The I2R-NWPU Text-to-Speech System for Blizzard Challenge 2017

Yanfeng Lu, Zhengchen Zhang, Chenyu Yang, Huaiping Ming, Xiaolian Zhu, Yuchao Zhang, Shan Yang, Dongyan Huang, Lei Xie, Minghui Dong

Published: 01 Jan 2017, Last Modified: 08 Oct 2025Blizzard Challenge 2017EveryoneRevisionsBibTeXCC BY-SA 4.0

Abstract: We present I2R-NWPU team’s entry to Blizzard Challenge 2017 in this paper. Like our previous entry, we still adopt the general deep neural network (DNN) guided unit selection and waveform concatenation method to synthesize the speech.
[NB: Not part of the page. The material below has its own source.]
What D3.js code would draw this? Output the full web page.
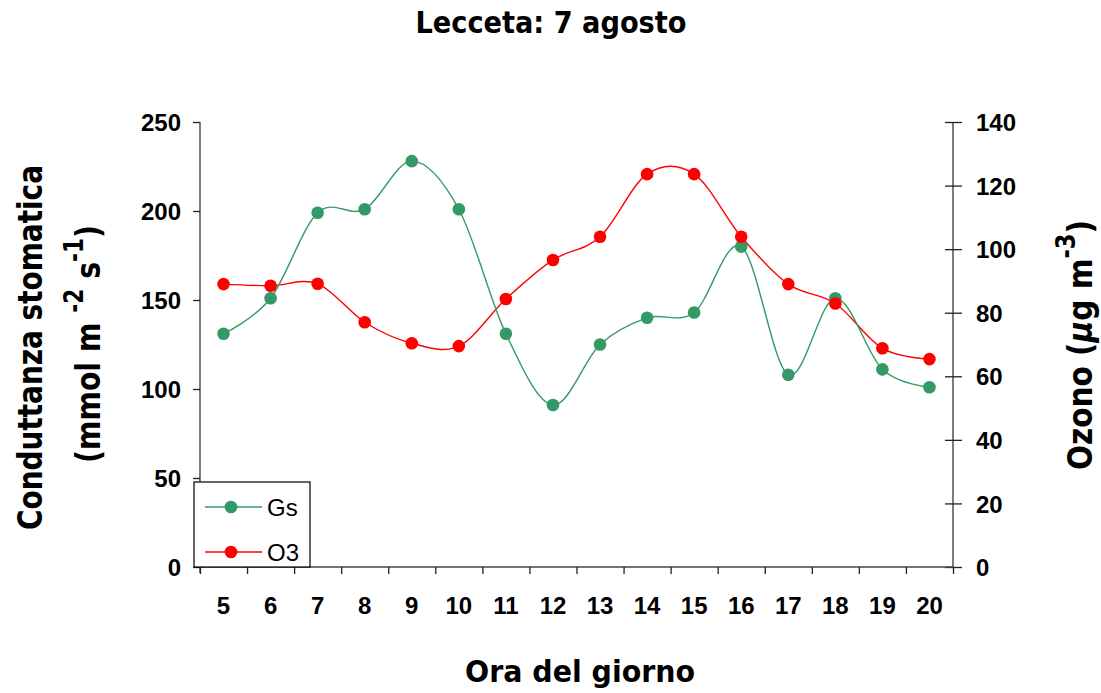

But we make several important improvements to our previous system. Phone duration and frame level acoustic parameters modelled with long short-term memory (LSTM) recurrent neural network (RNN). But this time we the hidden Markov model (HMM) to assist pre-selection. Phone level instead of frame level units are used in the selection and concatenation process. In synthesizing the speech, the Kullback-Leibler Divergence (KLD) between the predicted target and the candidate spectrum HMMs is used to preselect the units. Then the duration and acoustic parameters of the preselected units are predicted with the LSTM-RNN models. The final units are selected with the Viterbi algorithm based on the target and concatenation costs calculated against the predicted trajectory. The listening tests show improvement compared with our previous system.